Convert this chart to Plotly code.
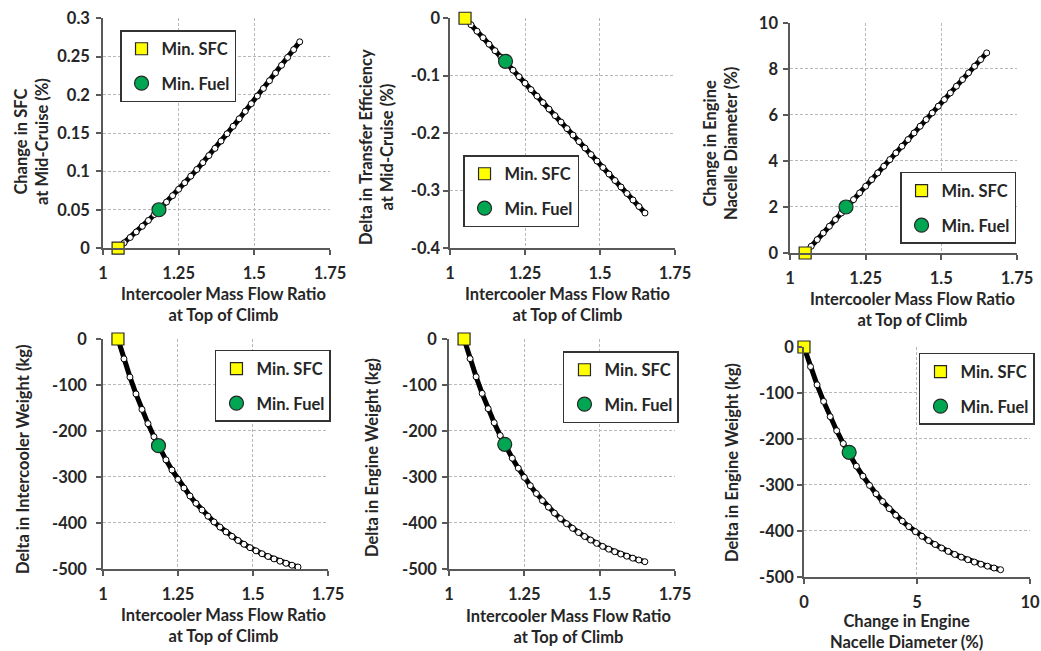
import plotly.graph_objects as go

# intercooler mass flow ratio at top of climb (design sweep)
mass_flow_ratio = [1.05, 1.07, 1.09, 1.11, 1.13, 1.15, 1.17, 1.19, 1.21, 1.23,
                   1.25, 1.27, 1.29, 1.31, 1.33, 1.35, 1.37, 1.39, 1.41, 1.43,
                   1.45, 1.47, 1.49, 1.51, 1.53, 1.55, 1.57, 1.59, 1.61, 1.63, 1.65]

# change in SFC at mid-cruise (%)
sfc_change = [0.0, 0.0068, 0.0138, 0.0210, 0.0284, 0.0360, 0.0438, 0.0518, 0.0600, 0.0683,
              0.0767, 0.0852, 0.0938, 0.1025, 0.1115, 0.1207, 0.1301, 0.1396, 0.1492, 0.1589,
              0.1687, 0.1785, 0.1884, 0.1984, 0.2084, 0.2184, 0.2285, 0.2386, 0.2488, 0.2590, 0.2692]

# delta in transfer efficiency at mid-cruise (%)
transfer_eff = [0.0, -0.0113, -0.0226, -0.0339, -0.0452, -0.0565, -0.0678, -0.0791, -0.0904, -0.1017,
                -0.1130, -0.1243, -0.1356, -0.1469, -0.1582, -0.1695, -0.1808, -0.1921, -0.2034, -0.2147,
                -0.2260, -0.2373, -0.2486, -0.2599, -0.2712, -0.2825, -0.2938, -0.3051, -0.3164, -0.3277, -0.3390]

# change in engine nacelle diameter (%)
nacelle_dia = [0.0, 0.29, 0.58, 0.87, 1.16, 1.45, 1.74, 2.03, 2.32, 2.61,
               2.90, 3.19, 3.48, 3.77, 4.06, 4.35, 4.64, 4.93, 5.22, 5.51,
               5.80, 6.09, 6.38, 6.67, 6.96, 7.25, 7.54, 7.83, 8.12, 8.41, 8.70]

# delta in intercooler weight (kg)
ic_weight = [0, -43.2, -82.9, -119.4, -153.1, -184.0, -212.5, -238.7, -262.8, -284.9,
             -305.3, -324.1, -341.3, -357.2, -371.8, -385.3, -397.7, -409.0, -419.5, -429.1,
             -438.0, -446.2, -453.7, -460.6, -466.9, -472.8, -478.1, -483.1, -487.6, -491.8, -495.7]

# delta in engine weight (kg)
engine_weight = [0, -42.8, -82.2, -118.3, -151.5, -182.0, -209.9, -235.6, -259.2, -280.9,
                 -300.9, -319.1, -335.9, -351.4, -365.6, -378.5, -390.5, -401.5, -411.5, -420.8,
                 -429.3, -437.1, -444.3, -450.9, -456.9, -462.5, -467.6, -472.2, -476.5, -480.5, -484.2]

# optimum points
min_sfc_mfr = 1.05
min_fuel_mfr = 1.185
min_sfc_vals = [0, 0, 0, 0, 0]          # sfc, eff, dia, ic weight, engine weight
min_fuel_vals = [0.05, -0.075, 2.0, -232, -229]

# tick labels
mfr_ticks = [1, 1.25, 1.5, 1.75]
mfr_labels = ["1", "1.25", "1.5", "1.75"]
sfc_ticks = [0, 0.05, 0.1, 0.15, 0.2, 0.25, 0.3]
sfc_labels = ["0", "0.05", "0.1", "0.15", "0.2", "0.25", "0.3"]
eff_ticks = [-0.4, -0.3, -0.2, -0.1, 0]
eff_labels = ["-0.4", "-0.3", "-0.2", "-0.1", "0"]
dia_ticks = [0, 2, 4, 6, 8, 10]
dia_labels = ["0", "2", "4", "6", "8", "10"]
dia_x_ticks = [0, 5, 10]
dia_x_labels = ["0", "5", "10"]
wt_ticks = [-500, -400, -300, -200, -100, 0]
wt_labels = ["-500", "-400", "-300", "-200", "-100", "0"]

mfr_title = "Intercooler Mass Flow Ratio<br>at Top of Climb"
dia_title = "Change in Engine<br>Nacelle Diameter (%)"

panels = [
    dict(x=mass_flow_ratio, y=sfc_change, p1=(min_sfc_mfr, min_sfc_vals[0]), p2=(min_fuel_mfr, min_fuel_vals[0]),
         xt=(mfr_ticks, mfr_labels), yt=(sfc_ticks, sfc_labels), xtitle=mfr_title,
         ytitle="Change in SFC<br>at Mid-Cruise (%)"),
    dict(x=mass_flow_ratio, y=transfer_eff, p1=(min_sfc_mfr, min_sfc_vals[1]), p2=(min_fuel_mfr, min_fuel_vals[1]),
         xt=(mfr_ticks, mfr_labels), yt=(eff_ticks, eff_labels), xtitle=mfr_title,
         ytitle="Delta in Transfer Efficiency<br>at Mid-Cruise (%)"),
    dict(x=mass_flow_ratio, y=nacelle_dia, p1=(min_sfc_mfr, min_sfc_vals[2]), p2=(min_fuel_mfr, min_fuel_vals[2]),
         xt=(mfr_ticks, mfr_labels), yt=(dia_ticks, dia_labels), xtitle=mfr_title,
         ytitle="Change in Engine<br>Nacelle Diameter (%)"),
    dict(x=mass_flow_ratio, y=ic_weight, p1=(min_sfc_mfr, min_sfc_vals[3]), p2=(min_fuel_mfr, min_fuel_vals[3]),
         xt=(mfr_ticks, mfr_labels), yt=(wt_ticks, wt_labels), xtitle=mfr_title,
         ytitle="Delta in Intercooler Weight (kg)"),
    dict(x=mass_flow_ratio, y=engine_weight, p1=(min_sfc_mfr, min_sfc_vals[4]), p2=(min_fuel_mfr, min_fuel_vals[4]),
         xt=(mfr_ticks, mfr_labels), yt=(wt_ticks, wt_labels), xtitle=mfr_title,
         ytitle="Delta in Engine Weight (kg)"),
    dict(x=nacelle_dia, y=engine_weight, p1=(min_sfc_vals[2], min_sfc_vals[4]), p2=(min_fuel_vals[2], min_fuel_vals[4]),
         xt=(dia_x_ticks, dia_x_labels), yt=(wt_ticks, wt_labels), xtitle=dia_title,
         ytitle="Delta in Engine Weight (kg)"),
]

W, H = 1041, 651
# plot area domains (paper fractions), legend corners, title centres (px)
xdom = [(0.0989, 0.3170), (0.4323, 0.6484), (0.7589, 0.9769),
        (0.0989, 0.3151), (0.4313, 0.6484), (0.7723, 0.9894)]
ydom = [(0.619, 0.972), (0.619, 0.972), (0.6114, 0.9647),
        (0.126, 0.4793), (0.126, 0.4793), (0.1137, 0.4670)]
leg_pos = [(0.1153, 0.9539), (0.4448, 0.7619), (0.8646, 0.7358),
           (0.2065, 0.4624), (0.5408, 0.4608), (0.8828, 0.4578)]
xtitle_px = [(223, 304), (567, 305), (912, 309), (223, 625), (568, 626), (906, 631)]
ytitle_px = [(31, 142), (376, 147), (720, 144), (23, 459), (372, 458), (732, 463)]
y_label_gap = [3, 0, 2, 6, 2, 0]

FONT = dict(family="Lato", size=16.5, color="#262626", weight="bold")
AXCOL = "#595959"
GRIDCOL = "#b8b8b8"

fig = go.Figure()
layout = dict(width=W, height=H, margin=dict(l=0, r=0, t=0, b=0),
              paper_bgcolor="white", plot_bgcolor="white", font=FONT)
annotations = []

for i, p in enumerate(panels):
    n = i + 1
    sx = "" if n == 1 else str(n)
    leg = "legend" if n == 1 else f"legend{n}"
    fig.add_trace(go.Scatter(
        x=p["x"], y=p["y"], mode="lines+markers", xaxis="x" + sx, yaxis="y" + sx,
        line=dict(color="black", width=5),
        marker=dict(symbol="circle", size=6, color="white", line=dict(color="black", width=1)),
        showlegend=False, cliponaxis=False, hoverinfo="skip"))
    fig.add_trace(go.Scatter(
        x=[p["p1"][0]], y=[p["p1"][1]], mode="markers", name="Min. SFC",
        xaxis="x" + sx, yaxis="y" + sx, legend=leg, legendgroup=f"sfc{n}",
        marker=dict(symbol="square", size=12, color="#ffff00", line=dict(color="#262626", width=1.2)),
        cliponaxis=False))
    fig.add_trace(go.Scatter(
        x=[p["p2"][0]], y=[p["p2"][1]], mode="markers", name="Min. Fuel",
        xaxis="x" + sx, yaxis="y" + sx, legend=leg, legendgroup=f"fuel{n}",
        marker=dict(symbol="circle", size=14, color="#00a651", line=dict(color="#262626", width=1.2)),
        cliponaxis=False))

    xt, yt = p["xt"], p["yt"]
    common = dict(showgrid=True, gridcolor=GRIDCOL, griddash="3px,2px", gridwidth=1,
                  showline=True, linecolor=AXCOL, linewidth=1.5,
                  ticks="outside", ticklen=5, tickcolor=AXCOL, tickwidth=1.5,
                  zeroline=False, tickfont=FONT, automargin=False)
    layout["xaxis" + sx] = dict(common, domain=list(xdom[i]), anchor="y" + sx,
                                range=[xt[0][0], xt[0][-1]], tickmode="array",
                                tickvals=xt[0], ticktext=xt[1], ticklabelstandoff=4)
    layout["yaxis" + sx] = dict(common, domain=list(ydom[i]), anchor="x" + sx,
                                range=[min(yt[0]), max(yt[0])],
                                tickmode="array", tickvals=yt[0], ticktext=yt[1],
                                ticklabelstandoff=y_label_gap[i])
    layout[leg] = dict(x=leg_pos[i][0], y=leg_pos[i][1], xanchor="left", yanchor="top",
                       bgcolor="white", bordercolor="#333333", borderwidth=1.5,
                       font=FONT, tracegroupgap=10, itemwidth=30)

    # axis titles placed as paper annotations
    annotations.append(dict(text=p["xtitle"], xref="paper", yref="paper",
                            x=xtitle_px[i][0] / W, y=1 - xtitle_px[i][1] / H,
                            xanchor="center", yanchor="middle", showarrow=False, font=FONT))
    annotations.append(dict(text=p["ytitle"], xref="paper", yref="paper",
                            x=ytitle_px[i][0] / W, y=1 - ytitle_px[i][1] / H, textangle=-90,
                            xanchor="center", yanchor="middle", showarrow=False, font=FONT))

layout["annotations"] = annotations
fig.update_layout(**layout)
fig.write_html("out.html", config={"displayModeBar": False},
               post_script="document.body.style.margin='0';document.body.style.overflow='hidden';")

• _What is expected_: From the first line of the listing above, repeat every line through the one holding "import plotly.graph_objects as go". Both ends count, and pictures stay out.

• _Output for this exercise_:
Convert this chart to Plotly code.
import plotly.graph_objects as go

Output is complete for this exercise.